Exercise description: Extract every record, exactly as written, and ignore the pictures.

## Start Items

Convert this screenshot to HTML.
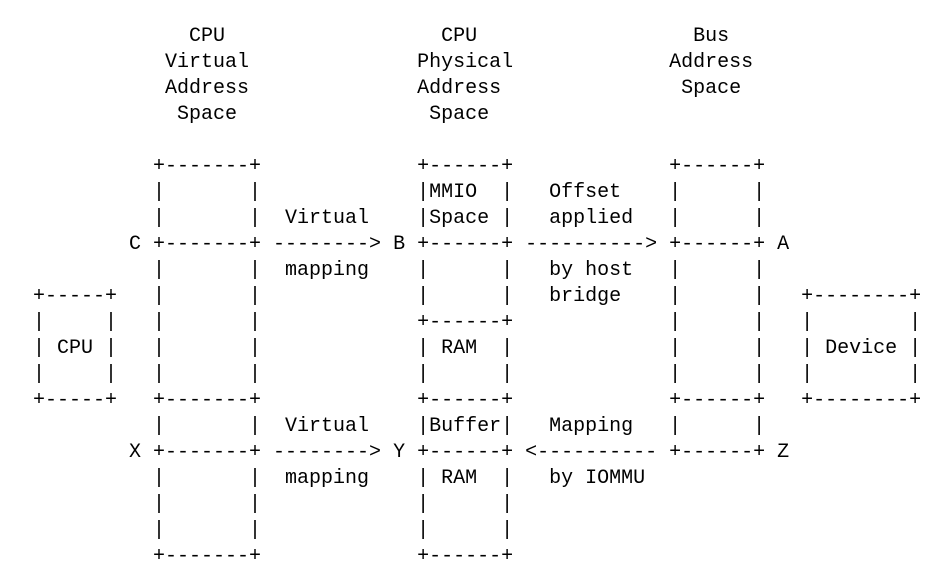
<!DOCTYPE html>
<html><head><meta charset="utf-8"><style>
html,body{margin:0;padding:0;background:#fff;width:934px;height:569px;overflow:hidden}
pre{position:absolute;left:9px;top:24px;margin:0;font-family:"Liberation Mono","DejaVu Sans Mono",monospace;font-size:20px;line-height:26px;color:#000;white-space:pre}
</style></head><body><pre>               CPU                  CPU                  Bus
             Virtual              Physical             Address
             Address              Address               Space
              Space                Space

            +-------+             +------+             +------+
            |       |             |MMIO  |   Offset    |      |
            |       |  Virtual    |Space |   applied   |      |
          C +-------+ --------> B +------+ ----------> +------+ A
            |       |  mapping    |      |   by host   |      |
  +-----+   |       |             |      |   bridge    |      |   +--------+
  |     |   |       |             +------+             |      |   |        |
  | CPU |   |       |             | RAM  |             |      |   | Device |
  |     |   |       |             |      |             |      |   |        |
  +-----+   +-------+             +------+             +------+   +--------+
            |       |  Virtual    |Buffer|   Mapping   |      |
          X +-------+ --------> Y +------+ <---------- +------+ Z
            |       |  mapping    | RAM  |   by IOMMU
            |       |             |      |
            |       |             |      |
            +-------+             +------+</pre></body></html>
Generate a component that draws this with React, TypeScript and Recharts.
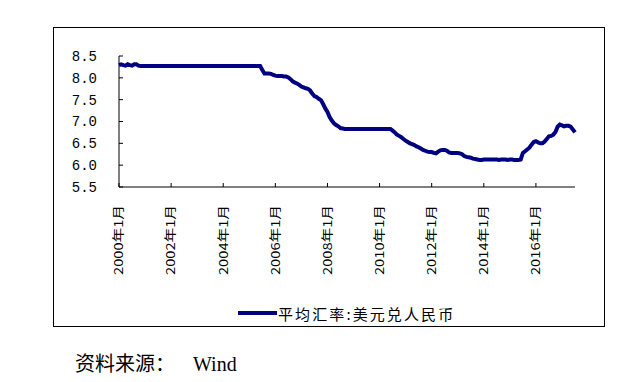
import React from "react";
import { LineChart, Line, XAxis, YAxis } from "recharts";

// monthly average USD/CNY, Jan 2000 .. Jul 2017
const y2000 = [8.29, 8.31, 8.29, 8.28, 8.31, 8.29, 8.28, 8.31, 8.31, 8.28, 8.27, 8.27];
const y2001 = [8.27, 8.27, 8.27, 8.27, 8.27, 8.27, 8.27, 8.27, 8.27, 8.27, 8.27, 8.27];
const y2002 = [8.27, 8.27, 8.27, 8.27, 8.27, 8.27, 8.27, 8.27, 8.27, 8.27, 8.27, 8.27];
const y2003 = [8.27, 8.27, 8.27, 8.27, 8.27, 8.27, 8.27, 8.27, 8.27, 8.27, 8.27, 8.27];
const y2004 = [8.27, 8.27, 8.27, 8.27, 8.27, 8.27, 8.27, 8.27, 8.27, 8.27, 8.27, 8.27];
const y2005 = [8.27, 8.27, 8.27, 8.27, 8.27, 8.27, 8.18, 8.1, 8.1, 8.1, 8.09, 8.07];
const y2006 = [8.05, 8.04, 8.04, 8.04, 8.03, 8.03, 8.01, 7.97, 7.92, 7.89, 7.87, 7.84];
const y2007 = [7.8, 7.78, 7.76, 7.75, 7.71, 7.64, 7.58, 7.56, 7.52, 7.49, 7.4, 7.3];
const y2008 = [7.22, 7.1, 7.02, 6.96, 6.92, 6.89, 6.85, 6.84, 6.83, 6.83, 6.83, 6.83];
const y2009 = [6.83, 6.83, 6.83, 6.83, 6.83, 6.83, 6.83, 6.83, 6.83, 6.83, 6.83, 6.83];
const y2010 = [6.83, 6.83, 6.83, 6.83, 6.83, 6.83, 6.79, 6.75, 6.7, 6.67, 6.64, 6.6];
const y2011 = [6.56, 6.53, 6.5, 6.48, 6.46, 6.43, 6.41, 6.38, 6.35, 6.33, 6.31, 6.3];
const y2012 = [6.3, 6.28, 6.27, 6.31, 6.34, 6.35, 6.35, 6.33, 6.29, 6.28, 6.28, 6.28];
const y2013 = [6.28, 6.27, 6.25, 6.21, 6.19, 6.18, 6.17, 6.15, 6.14, 6.13, 6.12, 6.12];
const y2014 = [6.13, 6.13, 6.13, 6.13, 6.13, 6.13, 6.13, 6.12, 6.13, 6.13, 6.13, 6.12];
const y2015 = [6.13, 6.13, 6.12, 6.12, 6.12, 6.13, 6.28, 6.32, 6.36, 6.4, 6.47, 6.53];
const y2016 = [6.55, 6.52, 6.5, 6.5, 6.54, 6.6, 6.66, 6.67, 6.7, 6.76, 6.88, 6.93];
const y2017 = [6.91, 6.89, 6.9, 6.9, 6.88, 6.82, 6.75];

const rates = [
  ...y2000, ...y2001, ...y2002, ...y2003, ...y2004, ...y2005,
  ...y2006, ...y2007, ...y2008, ...y2009, ...y2010, ...y2011,
  ...y2012, ...y2013, ...y2014, ...y2015, ...y2016, ...y2017,
];

const xTicks = [0, 24, 48, 72, 96, 120, 144, 168, 192];
const xTickLabels = [
  "2000年1月", "2002年1月", "2004年1月", "2006年1月", "2008年1月",
  "2010年1月", "2012年1月", "2014年1月", "2016年1月",
];
const yTicks = [5.5, 6.0, 6.5, 7.0, 7.5, 8.0, 8.5];

const seriesName = "平均汇率:美元兑人民币";
const navy = "#000080";

const data = rates.map((v, i) => ({ i, rate: v }));

function MonthTick({ x, payload }: any) {
  const k = xTicks.indexOf(payload.value);
  const top = 205;
  return (
    <text
      x={x}
      y={top}
      dy="0.36em"
      transform={`rotate(-90, ${x}, ${top})`}
      textAnchor="end"
      fontSize={12}
      fontFamily="'Noto Sans CJK SC', sans-serif"
      fill="#000"
      textLength={70}
      lengthAdjust="spacingAndGlyphs"
    >
      {xTickLabels[k]}
    </text>
  );
}

export default function App() {
  return (
    <div
      style={{
        position: "absolute",
        left: 0,
        top: 0,
        width: 640,
        height: 382,
        background: "#fff",
        fontFamily: "'Noto Sans CJK SC', sans-serif",
      }}
    >
      <div
        style={{
          position: "absolute",
          left: 53,
          top: 27,
          width: 550,
          height: 298,
          border: "1px solid #000",
        }}
      />
      <div style={{ position: "absolute", left: 0, top: 0 }}>
        <LineChart
          width={640}
          height={382}
          data={data}
          margin={{ top: 56, right: 65, bottom: 105, left: 59 }}
        >
          <XAxis
            dataKey="i"
            type="number"
            domain={[0, 210]}
            ticks={xTicks}
            interval={0}
            height={90}
            tickSize={-4}
            tickMargin={0}
            axisLine={{ stroke: "#000" }}
            tickLine={{ stroke: "#000" }}
            tick={<MonthTick />}
          />
          <YAxis
            type="number"
            domain={[5.5, 8.5]}
            ticks={yTicks}
            interval={0}
            width={60}
            tickSize={-4}
            tickMargin={26}
            axisLine={{ stroke: "#000" }}
            tickLine={{ stroke: "#000" }}
            tickFormatter={(v: number) => v.toFixed(1)}
            tick={{
              fill: "#000",
              fontSize: 14,
              fontFamily: "'Liberation Mono', monospace",
            }}
          />
          <Line
            dataKey="rate"
            name={seriesName}
            type="linear"
            stroke={navy}
            strokeWidth={4}
            dot={false}
            isAnimationActive={false}
          />
        </LineChart>
      </div>
      <div
        style={{
          position: "absolute",
          left: 238,
          top: 300,
          height: 26,
          display: "flex",
          alignItems: "center",
        }}
      >
        <span style={{ width: 39, height: 4, background: navy, display: "inline-block" }} />
        <span style={{ fontSize: 15, letterSpacing: 2.1, marginLeft: 1, color: "#000" }}>
          {seriesName}
        </span>
      </div>
      <div
        style={{
          position: "absolute",
          left: 75,
          top: 349,
          fontSize: 20,
          lineHeight: "28px",
          color: "#000",
          whiteSpace: "nowrap",
        }}
      >
        <span>资料来源：</span>
        <span style={{ fontFamily: "'Liberation Serif', serif", fontSize: 20, marginLeft: 18 }}>
          Wind
        </span>
      </div>
    </div>
  );
}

## End Items

Exercise solution:
Convert this screenshot to HTML.
<!DOCTYPE html>
<html><head><meta charset="utf-8"><style>
html,body{margin:0;padding:0;background:#fff;width:934px;height:569px;overflow:hidden}
pre{position:absolute;left:9px;top:24px;margin:0;font-family:"Liberation Mono","DejaVu Sans Mono",monospace;font-size:20px;line-height:26px;color:#000;white-space:pre}
</style></head><body><pre>               CPU                  CPU                  Bus
             Virtual              Physical             Address
             Address              Address               Space
              Space                Space

            +-------+             +------+             +------+
            |       |             |MMIO  |   Offset    |      |
            |       |  Virtual    |Space |   applied   |      |
          C +-------+ --------> B +------+ ----------> +------+ A
            |       |  mapping    |      |   by host   |      |
  +-----+   |       |             |      |   bridge    |      |   +--------+
  |     |   |       |             +------+             |      |   |        |
  | CPU |   |       |             | RAM  |             |      |   | Device |
  |     |   |       |             |      |             |      |   |        |
  +-----+   +-------+             +------+             +------+   +--------+
            |       |  Virtual    |Buffer|   Mapping   |      |
          X +-------+ --------> Y +------+ <---------- +------+ Z
            |       |  mapping    | RAM  |   by IOMMU
            |       |             |      |
            |       |             |      |
            +-------+             +------+</pre></body></html>
Generate a component that draws this with React, TypeScript and Recharts.
import React from "react";
import { LineChart, Line, XAxis, YAxis } from "recharts";

// monthly average USD/CNY, Jan 2000 .. Jul 2017
const y2000 = [8.29, 8.31, 8.29, 8.28, 8.31, 8.29, 8.28, 8.31, 8.31, 8.28, 8.27, 8.27];
const y2001 = [8.27, 8.27, 8.27, 8.27, 8.27, 8.27, 8.27, 8.27, 8.27, 8.27, 8.27, 8.27];
const y2002 = [8.27, 8.27, 8.27, 8.27, 8.27, 8.27, 8.27, 8.27, 8.27, 8.27, 8.27, 8.27];
const y2003 = [8.27, 8.27, 8.27, 8.27, 8.27, 8.27, 8.27, 8.27, 8.27, 8.27, 8.27, 8.27];
const y2004 = [8.27, 8.27, 8.27, 8.27, 8.27, 8.27, 8.27, 8.27, 8.27, 8.27, 8.27, 8.27];
const y2005 = [8.27, 8.27, 8.27, 8.27, 8.27, 8.27, 8.18, 8.1, 8.1, 8.1, 8.09, 8.07];
const y2006 = [8.05, 8.04, 8.04, 8.04, 8.03, 8.03, 8.01, 7.97, 7.92, 7.89, 7.87, 7.84];
const y2007 = [7.8, 7.78, 7.76, 7.75, 7.71, 7.64, 7.58, 7.56, 7.52, 7.49, 7.4, 7.3];
const y2008 = [7.22, 7.1, 7.02, 6.96, 6.92, 6.89, 6.85, 6.84, 6.83, 6.83, 6.83, 6.83];
const y2009 = [6.83, 6.83, 6.83, 6.83, 6.83, 6.83, 6.83, 6.83, 6.83, 6.83, 6.83, 6.83];
const y2010 = [6.83, 6.83, 6.83, 6.83, 6.83, 6.83, 6.79, 6.75, 6.7, 6.67, 6.64, 6.6];
const y2011 = [6.56, 6.53, 6.5, 6.48, 6.46, 6.43, 6.41, 6.38, 6.35, 6.33, 6.31, 6.3];
const y2012 = [6.3, 6.28, 6.27, 6.31, 6.34, 6.35, 6.35, 6.33, 6.29, 6.28, 6.28, 6.28];
const y2013 = [6.28, 6.27, 6.25, 6.21, 6.19, 6.18, 6.17, 6.15, 6.14, 6.13, 6.12, 6.12];
const y2014 = [6.13, 6.13, 6.13, 6.13, 6.13, 6.13, 6.13, 6.12, 6.13, 6.13, 6.13, 6.12];
const y2015 = [6.13, 6.13, 6.12, 6.12, 6.12, 6.13, 6.28, 6.32, 6.36, 6.4, 6.47, 6.53];
const y2016 = [6.55, 6.52, 6.5, 6.5, 6.54, 6.6, 6.66, 6.67, 6.7, 6.76, 6.88, 6.93];
const y2017 = [6.91, 6.89, 6.9, 6.9, 6.88, 6.82, 6.75];

const rates = [
  ...y2000, ...y2001, ...y2002, ...y2003, ...y2004, ...y2005,
  ...y2006, ...y2007, ...y2008, ...y2009, ...y2010, ...y2011,
  ...y2012, ...y2013, ...y2014, ...y2015, ...y2016, ...y2017,
];

const xTicks = [0, 24, 48, 72, 96, 120, 144, 168, 192];
const xTickLabels = [
  "2000年1月", "2002年1月", "2004年1月", "2006年1月", "2008年1月",
  "2010年1月", "2012年1月", "2014年1月", "2016年1月",
];
const yTicks = [5.5, 6.0, 6.5, 7.0, 7.5, 8.0, 8.5];

const seriesName = "平均汇率:美元兑人民币";
const navy = "#000080";

const data = rates.map((v, i) => ({ i, rate: v }));

function MonthTick({ x, payload }: any) {
  const k = xTicks.indexOf(payload.value);
  const top = 205;
  return (
    <text
      x={x}
      y={top}
      dy="0.36em"
      transform={`rotate(-90, ${x}, ${top})`}
      textAnchor="end"
      fontSize={12}
      fontFamily="'Noto Sans CJK SC', sans-serif"
      fill="#000"
      textLength={70}
      lengthAdjust="spacingAndGlyphs"
    >
      {xTickLabels[k]}
    </text>
  );
}

export default function App() {
  return (
    <div
      style={{
        position: "absolute",
        left: 0,
        top: 0,
        width: 640,
        height: 382,
        background: "#fff",
        fontFamily: "'Noto Sans CJK SC', sans-serif",
      }}
    >
      <div
        style={{
          position: "absolute",
          left: 53,
          top: 27,
          width: 550,
          height: 298,
          border: "1px solid #000",
        }}
      />
      <div style={{ position: "absolute", left: 0, top: 0 }}>
        <LineChart
          width={640}
          height={382}
          data={data}
          margin={{ top: 56, right: 65, bottom: 105, left: 59 }}
        >
          <XAxis
            dataKey="i"
            type="number"
            domain={[0, 210]}
            ticks={xTicks}
            interval={0}
            height={90}
            tickSize={-4}
            tickMargin={0}
            axisLine={{ stroke: "#000" }}
            tickLine={{ stroke: "#000" }}
            tick={<MonthTick />}
          />
          <YAxis
            type="number"
            domain={[5.5, 8.5]}
            ticks={yTicks}
            interval={0}
            width={60}
            tickSize={-4}
            tickMargin={26}
            axisLine={{ stroke: "#000" }}
            tickLine={{ stroke: "#000" }}
            tickFormatter={(v: number) => v.toFixed(1)}
            tick={{
              fill: "#000",
              fontSize: 14,
              fontFamily: "'Liberation Mono', monospace",
            }}
          />
          <Line
            dataKey="rate"
            name={seriesName}
            type="linear"
            stroke={navy}
            strokeWidth={4}
            dot={false}
            isAnimationActive={false}
          />
        </LineChart>
      </div>
      <div
        style={{
          position: "absolute",
          left: 238,
          top: 300,
          height: 26,
          display: "flex",
          alignItems: "center",
        }}
      >
        <span style={{ width: 39, height: 4, background: navy, display: "inline-block" }} />
        <span style={{ fontSize: 15, letterSpacing: 2.1, marginLeft: 1, color: "#000" }}>
          {seriesName}
        </span>
      </div>
      <div
        style={{
          position: "absolute",
          left: 75,
          top: 349,
          fontSize: 20,
          lineHeight: "28px",
          color: "#000",
          whiteSpace: "nowrap",
        }}
      >
        <span>资料来源：</span>
        <span style={{ fontFamily: "'Liberation Serif', serif", fontSize: 20, marginLeft: 18 }}>
          Wind
        </span>
      </div>
    </div>
  );
}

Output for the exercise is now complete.